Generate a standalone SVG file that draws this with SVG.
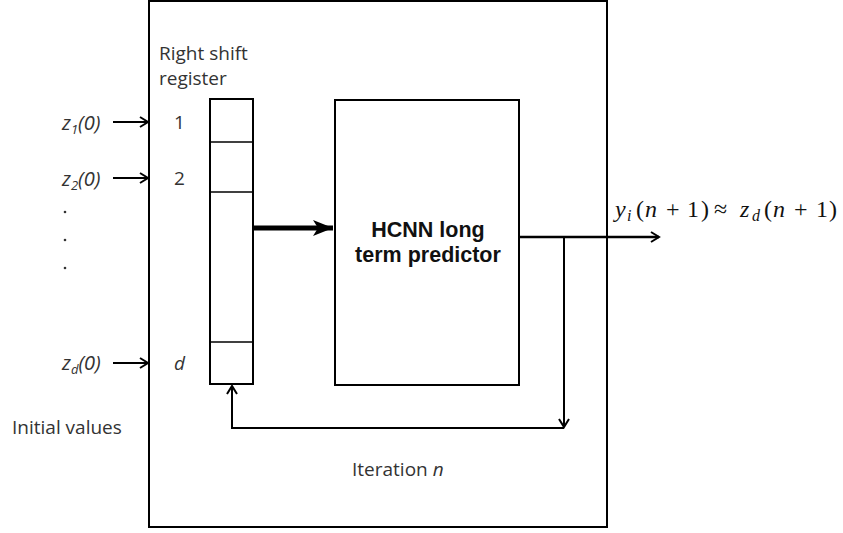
<svg xmlns="http://www.w3.org/2000/svg" width="843" height="533" viewBox="0 0 843 533">
  <defs>
    <marker id="arr" markerWidth="12" markerHeight="12" refX="10" refY="6" orient="auto" markerUnits="userSpaceOnUse">
      <path d="M2,1 L10,6 L2,11" fill="none" stroke="#000" stroke-width="2"/>
    </marker>
    <marker id="arrBig" markerWidth="22" markerHeight="18" refX="20" refY="9" orient="auto" markerUnits="userSpaceOnUse">
      <path d="M0,1 L20,9 L0,17 L5,9 Z" fill="#000"/>
    </marker>
    <style>
      .box { fill: #fff; stroke: #000; stroke-width: 2; }
      .line { fill: none; stroke: #000; stroke-width: 2; }
      .thin { stroke-width: 1.5; }
      .thick { stroke-width: 5; }
      .out { stroke-width: 2.5; }
      .lbl { font-family: "Open Sans", "Liberation Sans", sans-serif; font-size: 19px; fill: #333; }
      .zl { font-family: "Open Sans", "Liberation Sans", sans-serif; font-size: 20px; font-style: italic; fill: #333; }
      .it { font-style: italic; }
      .bold { font-family: "Liberation Sans", Arial, sans-serif; font-weight: bold; font-size: 21.5px; fill: #111; }
      .math { font-family: "Liberation Serif", "DejaVu Serif", serif; font-size: 24px; fill: #111; }
    </style>
  </defs>

  <rect width="843" height="533" fill="#fff"/>

  <!-- outer frame: one iteration -->
  <g id="iteration">
    <rect class="box" x="149" y="1" width="458" height="526"/>
    <text class="lbl" x="352" y="476">Iteration <tspan class="it">n</tspan></text>
  </g>

  <!-- right shift register -->
  <g id="register">
    <text class="lbl" x="159" y="60">Right shift</text>
    <text class="lbl" x="159" y="85">register</text>
    <rect class="box" x="210" y="99" width="43" height="285"/>
    <line class="line thin" x1="210" y1="142" x2="253" y2="142"/>
    <line class="line thin" x1="210" y1="192" x2="253" y2="192"/>
    <line class="line thin" x1="210" y1="342" x2="253" y2="342"/>
    <text class="lbl" x="174" y="129">1</text>
    <text class="lbl" x="174" y="185">2</text>
    <text class="lbl it" x="174" y="370">d</text>
  </g>

  <!-- predictor -->
  <g id="predictor">
    <rect class="box" x="335" y="100" width="184" height="285"/>
    <text class="bold" x="428" y="237" text-anchor="middle">HCNN long</text>
    <text class="bold" x="428" y="262" text-anchor="middle">term predictor</text>
  </g>

  <!-- initial values -->
  <g id="inputs">
    <text class="zl" x="62" y="130">z<tspan font-size="13" dy="4">1</tspan><tspan dy="-4">(0)</tspan></text>
    <text class="zl" x="62" y="186">z<tspan font-size="13" dy="4">2</tspan><tspan dy="-4">(0)</tspan></text>
    <circle cx="65" cy="212" r="1.3" fill="#333"/>
    <circle cx="65" cy="240" r="1.3" fill="#333"/>
    <circle cx="65" cy="268" r="1.3" fill="#333"/>
    <text class="zl" x="62" y="370">z<tspan font-size="13" dy="4">d</tspan><tspan dy="-4">(0)</tspan></text>
    <text class="lbl" x="12" y="434">Initial values</text>
  </g>

  <!-- output relation -->
  <g id="output" class="math">
    <text x="615" y="217" font-style="italic">y</text>
    <text x="627" y="221" font-style="italic" font-size="16">i</text>
    <text x="636" y="217">(</text>
    <text x="645" y="217" font-style="italic">n</text>
    <text x="666" y="217">+</text>
    <text x="687" y="217">1</text>
    <text x="701" y="217">)</text>
    <text x="714" y="217">≈</text>
    <text x="740" y="217" font-style="italic">z</text>
    <text x="752" y="221" font-style="italic" font-size="16">d</text>
    <text x="764" y="217">(</text>
    <text x="773" y="217" font-style="italic">n</text>
    <text x="794" y="217">+</text>
    <text x="816" y="217">1</text>
    <text x="829" y="217">)</text>
  </g>

  <!-- connectors -->
  <g id="connectors">
    <line class="line" x1="113" y1="122" x2="148" y2="122" marker-end="url(#arr)"/>
    <line class="line" x1="113" y1="178" x2="148" y2="178" marker-end="url(#arr)"/>
    <line class="line" x1="113" y1="363" x2="148" y2="363" marker-end="url(#arr)"/>
    <line class="line thick" x1="254" y1="228" x2="333" y2="228" marker-end="url(#arrBig)"/>
    <line class="line out" x1="519" y1="237" x2="659" y2="237" marker-end="url(#arr)"/>
    <line class="line" x1="564" y1="237" x2="564" y2="427" marker-end="url(#arr)"/>
    <polyline class="line" points="564,428 232,428 232,386" marker-end="url(#arr)"/>
  </g>
</svg>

→ Task prompt
Without the pictures, write out the whole listing above exactly as it appears.

→ Answer below
Generate a standalone SVG file that draws this with SVG.
<svg xmlns="http://www.w3.org/2000/svg" width="843" height="533" viewBox="0 0 843 533">
  <defs>
    <marker id="arr" markerWidth="12" markerHeight="12" refX="10" refY="6" orient="auto" markerUnits="userSpaceOnUse">
      <path d="M2,1 L10,6 L2,11" fill="none" stroke="#000" stroke-width="2"/>
    </marker>
    <marker id="arrBig" markerWidth="22" markerHeight="18" refX="20" refY="9" orient="auto" markerUnits="userSpaceOnUse">
      <path d="M0,1 L20,9 L0,17 L5,9 Z" fill="#000"/>
    </marker>
    <style>
      .box { fill: #fff; stroke: #000; stroke-width: 2; }
      .line { fill: none; stroke: #000; stroke-width: 2; }
      .thin { stroke-width: 1.5; }
      .thick { stroke-width: 5; }
      .out { stroke-width: 2.5; }
      .lbl { font-family: "Open Sans", "Liberation Sans", sans-serif; font-size: 19px; fill: #333; }
      .zl { font-family: "Open Sans", "Liberation Sans", sans-serif; font-size: 20px; font-style: italic; fill: #333; }
      .it { font-style: italic; }
      .bold { font-family: "Liberation Sans", Arial, sans-serif; font-weight: bold; font-size: 21.5px; fill: #111; }
      .math { font-family: "Liberation Serif", "DejaVu Serif", serif; font-size: 24px; fill: #111; }
    </style>
  </defs>

  <rect width="843" height="533" fill="#fff"/>

  <!-- outer frame: one iteration -->
  <g id="iteration">
    <rect class="box" x="149" y="1" width="458" height="526"/>
    <text class="lbl" x="352" y="476">Iteration <tspan class="it">n</tspan></text>
  </g>

  <!-- right shift register -->
  <g id="register">
    <text class="lbl" x="159" y="60">Right shift</text>
    <text class="lbl" x="159" y="85">register</text>
    <rect class="box" x="210" y="99" width="43" height="285"/>
    <line class="line thin" x1="210" y1="142" x2="253" y2="142"/>
    <line class="line thin" x1="210" y1="192" x2="253" y2="192"/>
    <line class="line thin" x1="210" y1="342" x2="253" y2="342"/>
    <text class="lbl" x="174" y="129">1</text>
    <text class="lbl" x="174" y="185">2</text>
    <text class="lbl it" x="174" y="370">d</text>
  </g>

  <!-- predictor -->
  <g id="predictor">
    <rect class="box" x="335" y="100" width="184" height="285"/>
    <text class="bold" x="428" y="237" text-anchor="middle">HCNN long</text>
    <text class="bold" x="428" y="262" text-anchor="middle">term predictor</text>
  </g>

  <!-- initial values -->
  <g id="inputs">
    <text class="zl" x="62" y="130">z<tspan font-size="13" dy="4">1</tspan><tspan dy="-4">(0)</tspan></text>
    <text class="zl" x="62" y="186">z<tspan font-size="13" dy="4">2</tspan><tspan dy="-4">(0)</tspan></text>
    <circle cx="65" cy="212" r="1.3" fill="#333"/>
    <circle cx="65" cy="240" r="1.3" fill="#333"/>
    <circle cx="65" cy="268" r="1.3" fill="#333"/>
    <text class="zl" x="62" y="370">z<tspan font-size="13" dy="4">d</tspan><tspan dy="-4">(0)</tspan></text>
    <text class="lbl" x="12" y="434">Initial values</text>
  </g>

  <!-- output relation -->
  <g id="output" class="math">
    <text x="615" y="217" font-style="italic">y</text>
    <text x="627" y="221" font-style="italic" font-size="16">i</text>
    <text x="636" y="217">(</text>
    <text x="645" y="217" font-style="italic">n</text>
    <text x="666" y="217">+</text>
    <text x="687" y="217">1</text>
    <text x="701" y="217">)</text>
    <text x="714" y="217">≈</text>
    <text x="740" y="217" font-style="italic">z</text>
    <text x="752" y="221" font-style="italic" font-size="16">d</text>
    <text x="764" y="217">(</text>
    <text x="773" y="217" font-style="italic">n</text>
    <text x="794" y="217">+</text>
    <text x="816" y="217">1</text>
    <text x="829" y="217">)</text>
  </g>

  <!-- connectors -->
  <g id="connectors">
    <line class="line" x1="113" y1="122" x2="148" y2="122" marker-end="url(#arr)"/>
    <line class="line" x1="113" y1="178" x2="148" y2="178" marker-end="url(#arr)"/>
    <line class="line" x1="113" y1="363" x2="148" y2="363" marker-end="url(#arr)"/>
    <line class="line thick" x1="254" y1="228" x2="333" y2="228" marker-end="url(#arrBig)"/>
    <line class="line out" x1="519" y1="237" x2="659" y2="237" marker-end="url(#arr)"/>
    <line class="line" x1="564" y1="237" x2="564" y2="427" marker-end="url(#arr)"/>
    <polyline class="line" points="564,428 232,428 232,386" marker-end="url(#arr)"/>
  </g>
</svg>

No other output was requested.